I can’t handle people that make me feel embarrassed for them. It sounds so fucked up and i’m usually so easy to get along with, it’s really easy for me to relate to pretty much everyone. But as shitty as it sounds, sometimes I look at people and wonder how they ended up the way they did. Like…… who were the key players in your life that made you the way that you are lol. I understand that sounds really mean. I’m sorry. Here. Check this out. This is Trailer Trash Tammy. She’s actually a really normal lady but this is the act she does for Vine or whatever. Tammy is the fucking BEST because she perfectly describes that kind of awkward person i’m talking about. Where you can’t help but to look at them in total disbelief:
(very, very vulgar. You’ve been warned.)
I cannot handle her and that fucking Big Gulp LOL!
But seriously, this is the kind of people i’m talking about. Where you just look at them and sort of think, “What conditions had to be present in order to produce……you.” I was shopping the other day and I unfortunately ended up with nearly $100 worth of skin care products which don’t work. But don’t tell my husband that. Anyway, there was this lady in there with her son, I guess. He looked like he was three. She was pushing him in the shopping cart and she was SCREAMING at him. That’s one of those things that I will never, ever understand. She is alone. With her child. In a department store. And she is SCREAMING. At the child. Who is three. And she had this look on her face like she dared anyone to question her behavior. If she behaves that way in a department store, I can only imagine how she acts at home. How did that happen?
No, this isn’t where I wanted to go this morning.
I just sometimes think people are crazy, that’s all. I think i’m the normal one and everyone else is completely insane. Which scares me because I am too aware of the possibility that it is the other way around.
When I start getting uncomfortable…..when shit stops making sense…. when weird things happen or I become aware of weird things….. things that make no sense….. it makes me feel like flipping out. I get in that mood where I literally take nothing serious. A lot of things make me uncomfortable. This makes me uncomfortable:
I could only imagine what sort of conversations I could have with this guy. Endless fucking possibilities. But it still makes me uncomfortable. Imagine sitting in a coffee shop with him at the table next to you. Probably doing something obnoxiously weird, like sculpting something out of polymer clay or whatever. It would be one of those situations where you pretend to be looking around the room every five seconds just to lowkey scope out his situation, see what sort of set-up he has. Better yet, when you have a friend with you and you are both looking each other in the eye, while talking about this dude, but intentionally not moving your head to look in his direction. I’m judging him, for sure. He looks like the fucking rabbit from alice in wonderland. I’m literally dying to know what the story behind his pocket watch is. And you know….. he knows he’s out of control. He knew he was out of control the minute he rolled those pants up. He knows what time it is. And don’t you hate having to walk that tight rope with people? You don’t want to be perceived as intolerant and you know you’re not a total conformist but how can people seriously expect you to not be the least bit……alarmed? No, that’s not it. ummm… confused, maybe? Idk….. when this cat stops you and asks for directions to the nearest Walmart. Can you imagine this guy in Walmart? Be for real. What if this guy came into your job? I live in an offbeat neighborhood, I see weird shit all the time, i’m used to seeing weird shit. But i’m still judging lol.

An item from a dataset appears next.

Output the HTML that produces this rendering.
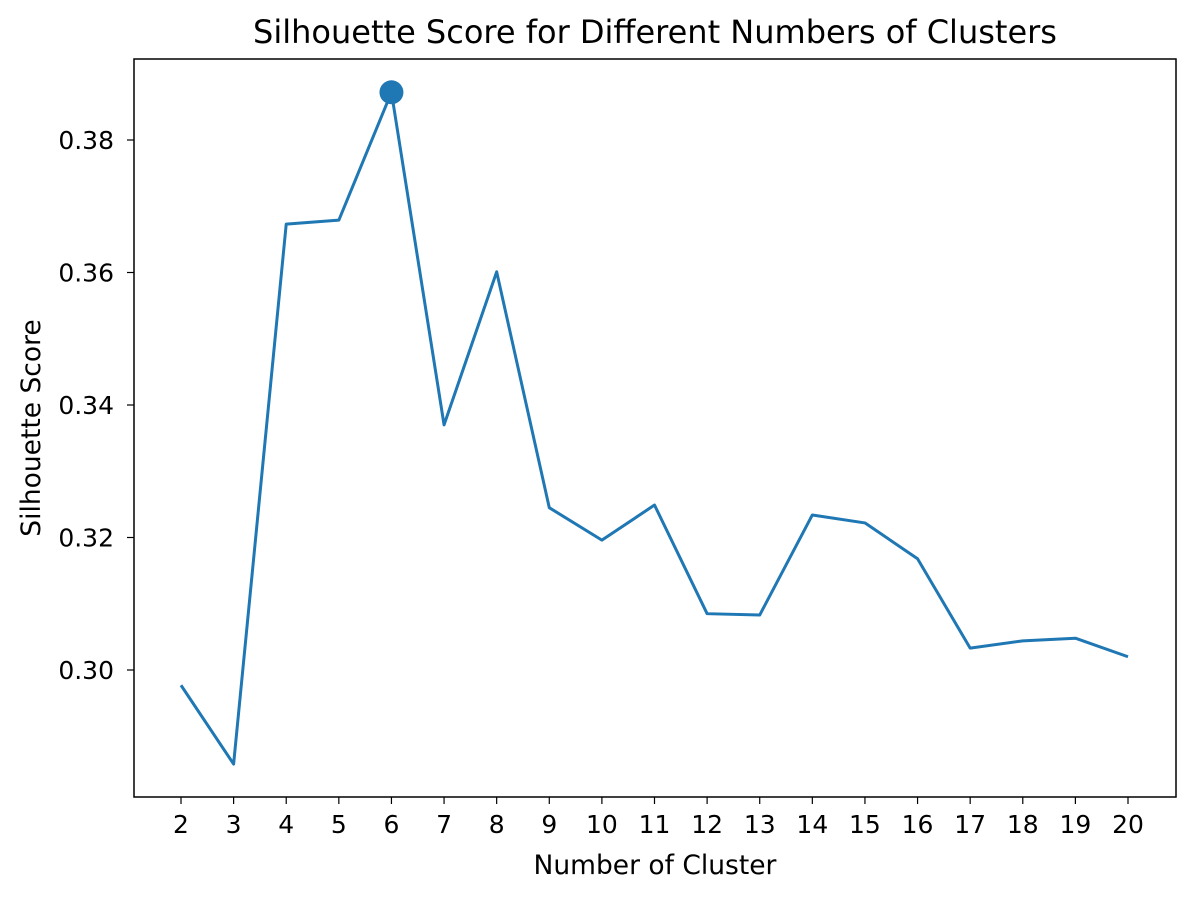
<!DOCTYPE html>
<html><head><meta charset="utf-8"><style>
body{margin:0;background:#fff;}
svg text{font-family:"DejaVu Sans","Liberation Sans",sans-serif;fill:#000;}
</style></head><body>
<svg id="chart" width="1194" height="898">
<text x="655" y="43" font-size="32" text-anchor="middle">Silhouette Score for Different Numbers of Clusters</text>
<text x="655" y="874" font-size="26.5" text-anchor="middle">Number of Cluster</text>
<text transform="translate(40,428) rotate(-90)" font-size="26.5" text-anchor="middle">Silhouette Score</text>
<g id="ticks"></g>
<g id="marks"></g>
<rect x="134" y="59" width="1042" height="738" fill="none" stroke="#000" stroke-width="1.5"/>
</svg>
<script>
const clusters=[2,3,4,5,6,7,8,9,10,11,12,13,14,15,16,17,18,19,20];
const scores=[0.2977,0.2858,0.3673,0.3679,0.3872,0.3370,0.3601,0.3245,0.3196,0.3249,0.3085,0.3083,0.3234,0.3222,0.3168,0.3033,0.3044,0.3048,0.3020];
const yTicks=[0.30,0.32,0.34,0.36,0.38];
const bestK=6;
const NS="http://www.w3.org/2000/svg";
function xs(v){return 181+(v-2)*(1128-181)/18;}
function ys(v){return 670-(v-0.30)/0.02*132.5;}
function mk(t,a,p){const e=document.createElementNS(NS,t);for(const k in a)e.setAttribute(k,a[k]);p.appendChild(e);return e;}
const tg=document.getElementById('ticks'),mg=document.getElementById('marks');
clusters.forEach(c=>{
 const l=mk('line',{x1:xs(c),x2:xs(c),y1:797,y2:804,stroke:'#000','stroke-width':1.2},tg);
 
 
 const t=mk('text',{x:xs(c),y:833,'font-size':25,'text-anchor':'middle'},tg);t.textContent=c;
 
 
});
yTicks.forEach(v=>{
 const l=mk('line',{x1:127,x2:134,y1:ys(v),y2:ys(v),stroke:'#000','stroke-width':1.2},tg);
 
 
 const t=mk('text',{x:114,y:ys(v)+9,'font-size':25,'text-anchor':'end'},tg);t.textContent=v.toFixed(2);
 
 
});
const pts=clusters.map((c,i)=>xs(c)+','+ys(scores[i])).join(' ');
const pl=mk('polyline',{points:pts,fill:'none',stroke:'#1f77b4','stroke-width':3,'stroke-linejoin':'round'},mg);


const bi=clusters.indexOf(bestK);
const dot=mk('circle',{cx:xs(bestK),cy:ys(scores[bi]),r:12,fill:'#1f77b4'},mg);


</script>
</body></html>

I just need to ramble right now because i’m in a really crazy mood and I feel like everyone has lost their damn minds. You don’t have to read this, it’s not like i’m holding a gun to your head. Damn.
So, i’ve been talking to my sister and we have agreed that we are going to the club soon. Full on club whore. I need it in my life for just one fucking night. I need to feel in control of my life and my choices and I intend on doing that by decking out in the raunchiest shit imaginable and dancing my ass off in a disgusting night club. And I am not going to blow guys off by telling them i’m married. Why? Because i’m fucking married and that would be too easy. I plan on grossing them out. I’m already working on the strategy. I will ask a guy to pull my finger and he will do it, thinking i’m joking, but I won’t be joking. And I get extra points for wearing a skirt. I level up if I can make it flutter. Or like during casual conversation, I could pick my nose, roll it, and flick it while maintaining direct eye contact at all times. It’s going to be fucking glorious. Makes me think of this song when I envision scenarios like that:
I’m not kidding about the club, though. I already told Kevin. I think he’s okay with it. I’m making this happen. I don’t like feeling like i’ve totally settled into a comfortable life. It makes me feel weird. Sometimes you just need to break character and routine and do something different. Nothing wrong with that. As long as it’s not illegal or immoral, we’re good.
Hey, we have this flowered vase we got as a wedding gift. It’s cute but it’s a bitch to keep clean. And so, sometimes, I fantasize about the different ways I could break it so I have one less responsibility in life. When I think about the time in my life I will invest into making sure that vase is clean, it kind of pisses me off. “Congrats on the marriage, guys! Here’s another lifetime commitment in the form of an inanimate object that will never match your decor, won’t properly fit a bouquet of flowers, won’t tell you you’re pretty or make you coffee in the morning. Have fun cleaning it forever!” So I just sometimes picture accidentally knocking it off the table. “Oh, damn. Oops. Let me clean this up real quick. Bummer.”
I think i’m losing my fucking mind. Sorry you read this far.
You know what? I think i’m on a roll. I’m going to express myself in the form of a haphazard music selection.
I tried to be as random as possible. I don’t know how successful I was. And i’m sorry if I crashed your computer. Mine is crashing right now. Bye.